Снабжение, обучение, план операций — все было в компетенции абвера. Немцам прежде всего надо было знать о местах дислокации войск союзников. Для этих целей они готовили радистов, забрасывая их в районы юга Италии.
За короткий срок существования Республики Сало были созданы несколько разведывательных организаций. Были созданы: «Группа фашистов-республиканцев», ею руководил полковник де Санк-тис, контора которого размещалась в Милане на улице Равицца, 51; разведслужба X MAS, в которую входил батальон парашютистов и диверсантов; «Политслужба» республиканской гвардии и многие другие, лишь увеличивавшие общий хаос.
По мере того как положение немцев на фронтах осложнялось, разведоперации сокращались, пока не прекратились вовсе.
Среди агентов разведки Республики Сало отличилась одна молодая римлянка — Карла Коста. Эта красивая девушка была верной сторонницей Муссолини и выехала на Север, оставив семью, после того как Рим заняли союзные войска. В августе 1944 года ей было 18 лет, когда она по заданию впервые перешла линию фронта у Флоренции, сражаясь в рядах отрядов республиканцев за освобождение города. Она оставалась там до последнего момента при отступлении немцев, рискуя быть схваченной. Затем Карла Коста была послана в Рим для установления связи с агентами республиканской разведки. Успешно выполнив задание, она добиралась до Милана частично пешком, а часть пути на машине, на которой ее подвез галантный партизан. При выполнении одного из заданий она была арестована контрразведкой в местечке С. Марчелло Пистойезе.
С высадкой войск союзников в Анцо связана одна история. Героем ее является молодой американец 24 лет (в 1944 году), учившийся в Европе — Лондоне, Париже, Риме. В Риме его семья жила до 1940 года. Он свободно говорил по-итальянски, даже щеголял римским диалектом. Он был журналистом, военным корреспондентом по Албании и Северной Африке. С 1942 года сотрудничал с американской военной разведкой и к этому времени выполнил несколько заданий.
Когда генералы вернулись к старому проекту Черчилля — высадке союзных войск в Анцо для того, чтобы перейти в наступление по линии Кассино, где находились восемь дивизий 10-й немецкой армии, которой противостояли 8-я и 5-я американские армии, Томпкинс (так звали журналиста) находился в Неаполе. Там в сотрудничестве с итальянской разведкой он занимался подготовкой агентов для заброски их в тыл противника. Среди сотен кандидатов он отбирал тех, кто был согласен переехать на север Италии и выполнять диверсии против фашистов. Некоторые стремились таким образом соединиться с семьями.

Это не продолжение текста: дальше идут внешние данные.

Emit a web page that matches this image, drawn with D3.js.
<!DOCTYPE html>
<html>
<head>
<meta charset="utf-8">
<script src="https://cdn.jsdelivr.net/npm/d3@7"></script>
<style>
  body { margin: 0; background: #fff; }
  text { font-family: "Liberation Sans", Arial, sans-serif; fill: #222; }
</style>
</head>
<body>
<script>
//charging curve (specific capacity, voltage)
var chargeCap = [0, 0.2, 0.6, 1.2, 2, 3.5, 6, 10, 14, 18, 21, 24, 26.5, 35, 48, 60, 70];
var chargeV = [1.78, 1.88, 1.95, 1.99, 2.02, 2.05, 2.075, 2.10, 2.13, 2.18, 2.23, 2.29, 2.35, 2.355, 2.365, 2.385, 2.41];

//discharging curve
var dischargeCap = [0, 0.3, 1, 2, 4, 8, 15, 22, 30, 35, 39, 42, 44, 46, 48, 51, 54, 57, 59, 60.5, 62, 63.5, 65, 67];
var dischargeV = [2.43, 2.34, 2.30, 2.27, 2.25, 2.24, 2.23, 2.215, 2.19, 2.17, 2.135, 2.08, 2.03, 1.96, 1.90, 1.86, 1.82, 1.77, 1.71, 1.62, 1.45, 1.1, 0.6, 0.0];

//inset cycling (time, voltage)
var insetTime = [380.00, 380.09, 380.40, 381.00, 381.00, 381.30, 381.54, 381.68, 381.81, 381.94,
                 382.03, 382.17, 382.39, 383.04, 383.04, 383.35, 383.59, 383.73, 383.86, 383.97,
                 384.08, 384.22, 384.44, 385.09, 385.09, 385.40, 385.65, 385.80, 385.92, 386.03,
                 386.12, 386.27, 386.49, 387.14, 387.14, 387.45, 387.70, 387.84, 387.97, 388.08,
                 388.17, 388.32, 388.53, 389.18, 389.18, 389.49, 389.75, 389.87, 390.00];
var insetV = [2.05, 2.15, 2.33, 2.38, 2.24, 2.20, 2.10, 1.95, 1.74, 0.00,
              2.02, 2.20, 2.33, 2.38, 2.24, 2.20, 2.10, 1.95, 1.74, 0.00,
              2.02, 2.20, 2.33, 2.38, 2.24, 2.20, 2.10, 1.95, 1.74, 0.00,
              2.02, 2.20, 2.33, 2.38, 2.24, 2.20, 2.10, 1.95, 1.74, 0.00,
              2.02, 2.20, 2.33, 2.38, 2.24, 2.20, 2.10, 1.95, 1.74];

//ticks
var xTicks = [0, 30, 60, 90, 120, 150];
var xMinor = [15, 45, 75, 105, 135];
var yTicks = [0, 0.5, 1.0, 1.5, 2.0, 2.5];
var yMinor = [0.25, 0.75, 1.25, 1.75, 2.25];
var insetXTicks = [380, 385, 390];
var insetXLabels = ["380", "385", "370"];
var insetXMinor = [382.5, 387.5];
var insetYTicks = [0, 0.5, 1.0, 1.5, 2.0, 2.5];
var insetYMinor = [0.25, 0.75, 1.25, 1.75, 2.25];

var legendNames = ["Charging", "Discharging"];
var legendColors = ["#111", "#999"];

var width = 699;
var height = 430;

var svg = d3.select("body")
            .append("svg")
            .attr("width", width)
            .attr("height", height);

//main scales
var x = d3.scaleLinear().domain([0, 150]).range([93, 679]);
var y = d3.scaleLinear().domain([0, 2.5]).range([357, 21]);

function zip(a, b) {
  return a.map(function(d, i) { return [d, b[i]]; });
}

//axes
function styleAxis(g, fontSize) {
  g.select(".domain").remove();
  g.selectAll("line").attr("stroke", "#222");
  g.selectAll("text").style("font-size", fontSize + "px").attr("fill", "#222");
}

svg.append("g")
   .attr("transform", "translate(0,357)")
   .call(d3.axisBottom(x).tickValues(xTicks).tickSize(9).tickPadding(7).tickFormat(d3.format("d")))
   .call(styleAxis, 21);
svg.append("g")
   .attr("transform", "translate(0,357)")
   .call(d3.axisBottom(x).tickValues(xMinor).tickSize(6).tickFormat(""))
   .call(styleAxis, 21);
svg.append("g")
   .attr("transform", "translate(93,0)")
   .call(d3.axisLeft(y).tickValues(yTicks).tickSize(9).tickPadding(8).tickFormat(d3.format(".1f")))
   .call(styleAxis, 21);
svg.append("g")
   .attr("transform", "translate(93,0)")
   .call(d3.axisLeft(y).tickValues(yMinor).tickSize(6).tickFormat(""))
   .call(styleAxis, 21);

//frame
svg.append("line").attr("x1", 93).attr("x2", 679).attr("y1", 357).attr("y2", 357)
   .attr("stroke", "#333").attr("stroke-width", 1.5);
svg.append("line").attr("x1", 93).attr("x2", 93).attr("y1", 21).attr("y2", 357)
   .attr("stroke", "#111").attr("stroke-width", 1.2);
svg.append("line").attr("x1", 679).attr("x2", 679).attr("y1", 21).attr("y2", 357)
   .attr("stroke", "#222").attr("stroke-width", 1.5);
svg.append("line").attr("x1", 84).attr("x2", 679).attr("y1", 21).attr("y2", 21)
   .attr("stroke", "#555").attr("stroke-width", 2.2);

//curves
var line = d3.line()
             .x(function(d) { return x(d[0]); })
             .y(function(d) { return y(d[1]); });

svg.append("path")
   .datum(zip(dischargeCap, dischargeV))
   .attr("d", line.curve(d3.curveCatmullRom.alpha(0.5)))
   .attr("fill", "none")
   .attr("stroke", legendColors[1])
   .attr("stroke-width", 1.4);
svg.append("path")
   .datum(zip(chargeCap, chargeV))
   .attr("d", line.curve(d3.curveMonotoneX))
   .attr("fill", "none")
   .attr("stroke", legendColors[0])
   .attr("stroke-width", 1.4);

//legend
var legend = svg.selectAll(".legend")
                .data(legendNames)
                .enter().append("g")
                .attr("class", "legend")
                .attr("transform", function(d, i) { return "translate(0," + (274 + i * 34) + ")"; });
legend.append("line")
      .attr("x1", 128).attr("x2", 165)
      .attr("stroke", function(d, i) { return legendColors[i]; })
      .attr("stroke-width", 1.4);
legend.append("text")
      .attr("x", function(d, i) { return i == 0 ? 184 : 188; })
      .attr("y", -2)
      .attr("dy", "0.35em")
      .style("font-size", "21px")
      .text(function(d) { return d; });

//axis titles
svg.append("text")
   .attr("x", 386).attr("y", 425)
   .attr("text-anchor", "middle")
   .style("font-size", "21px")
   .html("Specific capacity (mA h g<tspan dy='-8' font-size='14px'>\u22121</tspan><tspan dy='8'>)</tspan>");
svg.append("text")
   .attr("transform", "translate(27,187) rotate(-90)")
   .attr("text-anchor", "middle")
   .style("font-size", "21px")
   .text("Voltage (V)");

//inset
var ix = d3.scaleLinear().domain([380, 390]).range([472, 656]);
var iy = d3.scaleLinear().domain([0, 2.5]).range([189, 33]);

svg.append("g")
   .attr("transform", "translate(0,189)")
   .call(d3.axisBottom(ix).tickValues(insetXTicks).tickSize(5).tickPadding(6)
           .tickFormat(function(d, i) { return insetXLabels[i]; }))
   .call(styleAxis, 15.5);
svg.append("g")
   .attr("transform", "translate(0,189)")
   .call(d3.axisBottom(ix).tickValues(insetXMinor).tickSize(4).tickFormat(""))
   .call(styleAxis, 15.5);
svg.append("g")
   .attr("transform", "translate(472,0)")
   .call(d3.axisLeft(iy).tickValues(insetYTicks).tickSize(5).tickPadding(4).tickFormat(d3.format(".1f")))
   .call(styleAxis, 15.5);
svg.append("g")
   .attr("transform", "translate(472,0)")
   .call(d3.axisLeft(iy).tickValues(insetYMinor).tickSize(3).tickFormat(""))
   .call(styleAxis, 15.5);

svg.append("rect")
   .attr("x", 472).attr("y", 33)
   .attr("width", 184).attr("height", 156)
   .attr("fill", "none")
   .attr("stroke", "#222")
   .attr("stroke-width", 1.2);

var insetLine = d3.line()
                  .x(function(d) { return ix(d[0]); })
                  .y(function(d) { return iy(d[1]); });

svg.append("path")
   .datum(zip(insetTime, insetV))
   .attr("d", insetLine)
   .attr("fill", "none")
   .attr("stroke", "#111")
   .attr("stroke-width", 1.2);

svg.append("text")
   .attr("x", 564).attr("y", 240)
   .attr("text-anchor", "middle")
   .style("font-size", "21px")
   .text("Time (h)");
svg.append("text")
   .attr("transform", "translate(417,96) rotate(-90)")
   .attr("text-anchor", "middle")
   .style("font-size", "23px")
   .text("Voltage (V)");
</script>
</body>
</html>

Перед высадкой союзных войск итальянская разведка стала искать опытного агента для координирования операций партизанских отрядов из Центра в Риме. Томпкинс предложил свою кандидатуру. Он запасся фальшивыми документами, оделся как итальянец в поношенную одежду, взял пистолет Беретта 9-го калибра.
По плану сначала его должны доставить самолетом на Корсику, затем перевезти на побережье района Лацио, где его встретят агенты из отряда Виттория и спрятать.

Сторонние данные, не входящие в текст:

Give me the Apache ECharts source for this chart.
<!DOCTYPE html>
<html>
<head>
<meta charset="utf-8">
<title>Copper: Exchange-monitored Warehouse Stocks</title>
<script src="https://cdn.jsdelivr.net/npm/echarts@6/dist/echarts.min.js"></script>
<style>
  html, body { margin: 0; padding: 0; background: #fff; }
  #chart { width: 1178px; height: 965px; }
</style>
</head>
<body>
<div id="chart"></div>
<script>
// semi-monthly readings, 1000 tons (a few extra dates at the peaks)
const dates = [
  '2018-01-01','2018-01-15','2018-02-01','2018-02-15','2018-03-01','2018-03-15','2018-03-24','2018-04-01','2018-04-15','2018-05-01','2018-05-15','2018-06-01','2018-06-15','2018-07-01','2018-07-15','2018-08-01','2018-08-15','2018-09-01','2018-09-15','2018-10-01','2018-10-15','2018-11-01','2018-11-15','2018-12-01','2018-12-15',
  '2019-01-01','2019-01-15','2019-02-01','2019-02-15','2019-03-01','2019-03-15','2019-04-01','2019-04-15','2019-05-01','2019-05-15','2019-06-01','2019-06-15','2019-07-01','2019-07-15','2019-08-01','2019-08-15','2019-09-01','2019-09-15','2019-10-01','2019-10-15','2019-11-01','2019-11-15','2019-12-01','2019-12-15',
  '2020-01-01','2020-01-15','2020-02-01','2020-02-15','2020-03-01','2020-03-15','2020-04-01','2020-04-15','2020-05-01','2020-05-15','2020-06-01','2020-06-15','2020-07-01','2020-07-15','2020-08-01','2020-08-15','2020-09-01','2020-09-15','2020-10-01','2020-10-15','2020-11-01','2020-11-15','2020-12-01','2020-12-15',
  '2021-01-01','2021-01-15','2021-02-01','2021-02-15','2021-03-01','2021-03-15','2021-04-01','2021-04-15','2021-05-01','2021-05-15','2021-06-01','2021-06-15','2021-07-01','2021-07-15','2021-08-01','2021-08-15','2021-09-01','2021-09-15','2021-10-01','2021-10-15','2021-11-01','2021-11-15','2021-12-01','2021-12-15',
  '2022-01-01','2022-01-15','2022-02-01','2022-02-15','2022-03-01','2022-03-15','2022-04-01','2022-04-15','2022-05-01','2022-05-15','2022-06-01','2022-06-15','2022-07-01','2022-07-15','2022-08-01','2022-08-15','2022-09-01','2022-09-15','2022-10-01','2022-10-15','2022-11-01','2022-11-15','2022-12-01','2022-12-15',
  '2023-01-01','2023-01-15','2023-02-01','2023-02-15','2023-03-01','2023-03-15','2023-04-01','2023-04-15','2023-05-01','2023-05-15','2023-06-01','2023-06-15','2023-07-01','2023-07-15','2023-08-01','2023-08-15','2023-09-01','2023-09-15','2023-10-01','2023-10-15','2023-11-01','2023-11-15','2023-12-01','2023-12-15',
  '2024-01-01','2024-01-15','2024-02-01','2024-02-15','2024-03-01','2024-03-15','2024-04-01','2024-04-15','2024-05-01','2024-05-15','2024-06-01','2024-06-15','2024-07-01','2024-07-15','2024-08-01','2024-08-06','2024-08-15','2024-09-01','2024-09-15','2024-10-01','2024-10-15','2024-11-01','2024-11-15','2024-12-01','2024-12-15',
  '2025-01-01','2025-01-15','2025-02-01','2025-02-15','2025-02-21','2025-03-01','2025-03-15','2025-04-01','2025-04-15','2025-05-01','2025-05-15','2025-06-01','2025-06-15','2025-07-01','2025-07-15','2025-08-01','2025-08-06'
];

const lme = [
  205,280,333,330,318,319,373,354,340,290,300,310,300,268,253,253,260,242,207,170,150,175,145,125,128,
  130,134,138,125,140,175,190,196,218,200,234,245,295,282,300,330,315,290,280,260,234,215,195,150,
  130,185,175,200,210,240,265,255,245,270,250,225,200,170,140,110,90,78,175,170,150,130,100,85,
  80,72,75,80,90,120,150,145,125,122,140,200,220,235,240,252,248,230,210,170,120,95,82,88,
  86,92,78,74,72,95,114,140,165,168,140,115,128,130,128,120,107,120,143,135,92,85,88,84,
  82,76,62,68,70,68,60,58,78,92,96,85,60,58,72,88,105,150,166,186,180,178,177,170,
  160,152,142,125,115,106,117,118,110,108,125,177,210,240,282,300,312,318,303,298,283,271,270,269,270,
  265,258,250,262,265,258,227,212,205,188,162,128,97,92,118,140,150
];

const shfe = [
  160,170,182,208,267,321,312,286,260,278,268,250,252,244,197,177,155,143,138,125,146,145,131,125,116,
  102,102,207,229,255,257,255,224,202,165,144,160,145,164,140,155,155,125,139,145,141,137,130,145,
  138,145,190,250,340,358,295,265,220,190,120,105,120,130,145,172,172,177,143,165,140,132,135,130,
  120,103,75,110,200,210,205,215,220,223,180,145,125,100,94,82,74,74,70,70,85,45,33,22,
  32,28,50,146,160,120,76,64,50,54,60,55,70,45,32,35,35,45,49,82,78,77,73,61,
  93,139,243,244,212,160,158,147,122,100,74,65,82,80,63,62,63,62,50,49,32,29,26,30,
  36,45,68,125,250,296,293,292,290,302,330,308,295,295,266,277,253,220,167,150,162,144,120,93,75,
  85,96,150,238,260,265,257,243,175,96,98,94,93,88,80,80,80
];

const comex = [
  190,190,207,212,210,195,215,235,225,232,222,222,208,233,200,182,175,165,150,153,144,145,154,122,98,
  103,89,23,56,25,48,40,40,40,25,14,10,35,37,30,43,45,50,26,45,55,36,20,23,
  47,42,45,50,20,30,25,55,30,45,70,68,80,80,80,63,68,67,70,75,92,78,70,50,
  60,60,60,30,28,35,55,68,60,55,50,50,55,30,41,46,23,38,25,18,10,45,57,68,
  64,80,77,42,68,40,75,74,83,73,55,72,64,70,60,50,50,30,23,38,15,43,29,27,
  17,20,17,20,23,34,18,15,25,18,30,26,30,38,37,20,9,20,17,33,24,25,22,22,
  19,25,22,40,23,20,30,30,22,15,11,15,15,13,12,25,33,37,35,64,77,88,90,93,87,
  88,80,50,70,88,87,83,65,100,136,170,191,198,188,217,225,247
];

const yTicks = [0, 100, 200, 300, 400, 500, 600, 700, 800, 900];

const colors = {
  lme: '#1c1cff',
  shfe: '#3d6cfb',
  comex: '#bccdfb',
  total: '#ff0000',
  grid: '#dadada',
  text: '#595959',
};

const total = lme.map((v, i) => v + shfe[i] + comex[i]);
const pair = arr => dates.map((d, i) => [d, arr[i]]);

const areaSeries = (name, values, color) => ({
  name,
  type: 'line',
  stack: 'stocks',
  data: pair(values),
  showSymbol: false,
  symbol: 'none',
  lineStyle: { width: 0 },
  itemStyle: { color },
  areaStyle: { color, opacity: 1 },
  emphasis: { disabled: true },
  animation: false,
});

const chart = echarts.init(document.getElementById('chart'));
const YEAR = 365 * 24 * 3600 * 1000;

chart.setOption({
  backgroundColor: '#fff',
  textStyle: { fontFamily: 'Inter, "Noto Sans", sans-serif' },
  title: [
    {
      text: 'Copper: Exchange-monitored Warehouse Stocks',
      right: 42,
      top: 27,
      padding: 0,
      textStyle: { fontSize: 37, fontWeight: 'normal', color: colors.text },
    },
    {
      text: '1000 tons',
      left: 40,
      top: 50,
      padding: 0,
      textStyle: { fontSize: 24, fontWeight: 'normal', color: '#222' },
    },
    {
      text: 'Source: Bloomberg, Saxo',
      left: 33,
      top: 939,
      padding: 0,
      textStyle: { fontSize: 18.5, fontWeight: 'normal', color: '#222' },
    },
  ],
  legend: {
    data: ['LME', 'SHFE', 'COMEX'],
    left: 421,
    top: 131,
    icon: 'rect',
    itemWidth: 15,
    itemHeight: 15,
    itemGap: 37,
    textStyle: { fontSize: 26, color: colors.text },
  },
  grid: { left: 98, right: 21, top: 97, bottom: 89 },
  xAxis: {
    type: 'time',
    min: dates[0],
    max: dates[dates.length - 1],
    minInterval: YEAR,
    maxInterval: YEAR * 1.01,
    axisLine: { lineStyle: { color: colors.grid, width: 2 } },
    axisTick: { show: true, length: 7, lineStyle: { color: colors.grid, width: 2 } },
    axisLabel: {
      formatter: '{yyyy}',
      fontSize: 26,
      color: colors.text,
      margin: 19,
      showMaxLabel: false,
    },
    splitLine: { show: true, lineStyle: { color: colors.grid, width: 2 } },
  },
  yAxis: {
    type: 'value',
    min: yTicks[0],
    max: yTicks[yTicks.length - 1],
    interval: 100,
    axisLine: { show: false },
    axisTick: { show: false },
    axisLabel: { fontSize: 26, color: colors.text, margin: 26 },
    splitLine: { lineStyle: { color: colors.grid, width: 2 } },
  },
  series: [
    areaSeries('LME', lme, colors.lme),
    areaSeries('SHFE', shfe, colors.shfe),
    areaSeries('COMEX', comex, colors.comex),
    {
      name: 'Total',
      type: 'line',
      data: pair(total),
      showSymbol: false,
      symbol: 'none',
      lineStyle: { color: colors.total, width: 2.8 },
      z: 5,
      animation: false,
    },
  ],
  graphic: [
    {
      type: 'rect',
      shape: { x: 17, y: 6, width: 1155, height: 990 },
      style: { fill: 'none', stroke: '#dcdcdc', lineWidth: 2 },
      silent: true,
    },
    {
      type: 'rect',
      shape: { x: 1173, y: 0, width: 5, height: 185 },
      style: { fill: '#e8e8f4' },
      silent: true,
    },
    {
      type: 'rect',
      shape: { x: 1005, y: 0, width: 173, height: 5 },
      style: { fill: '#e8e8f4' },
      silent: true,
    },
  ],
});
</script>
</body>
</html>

20-го января Петер садится в самолет В-25, его сопровождал итальянский агент Бенни — по фамилиям американец никого не знает. В Бастии первая неувязка — в машине с ним едут два странных диверсанта, посланные французской разведкой, и одна супружеская пара. Их в машине шесть человек, и каждый смотрит друг на друга с подозрением. Перед прибытием Петер снимает военную форму и переодевается в гражданскую одежду. Теперь он в роли молодого римлянина из богатой семьи, который разыскивает близких. Вчетвером (он, Бенни и два диверсанта) едут в Рим, объезжая два контрольно-пропускных пункта. Наконец приезжают в столицу на площадь Испании. На улице Систина у них назначена встреча с участниками движения Сопротивления.
В Риме Томпкинс начинает работать с социалистом Джулиано Вассали, Маурицио Джильо по прозвищу Черво (Олень), у которого отличное прикрытие — его отец работает в полиции.

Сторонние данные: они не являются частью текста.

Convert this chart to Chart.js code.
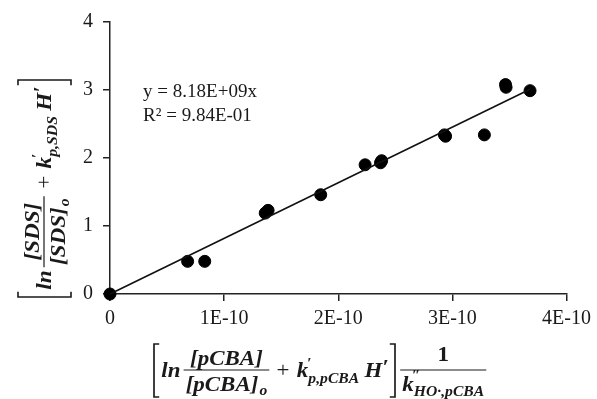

Партизаны получают от Томпкинса задание — отрезать отступающие немецкие подразделения, обеспечив безопасность железных дорог, фабрик и общественных зданий, аналогично тому, как было сделано в Неаполе. В Риме немцев осталось немного, всего 1200 человек. Заброска парашютистов в нужный момент поможет населению поднять восстание и выгнать немцев.
Союзники высаживаются в Италии на день позже, продвигаясь медленно, не успевая за две недели окружить части противника, как предполагалось. Томпкинс приказывает партизанам срочно сообщить о передвижении немецких частей и их планах. Эти сообщения Петер передает по радиопередатчику за линию фронта, так как итальянский разведцентр в Бриндизи, которым руководил полковник Монтедземо-ло, ликвидирован СС. Немцы знают о передатчике Томпкинса и ищут его. Он находит старую баржу на Тибре, которая стоит как раз напротив Министерства морского флота. Он передает сообщения по очереди с двух точек — один день с баржи, другой — из церкви.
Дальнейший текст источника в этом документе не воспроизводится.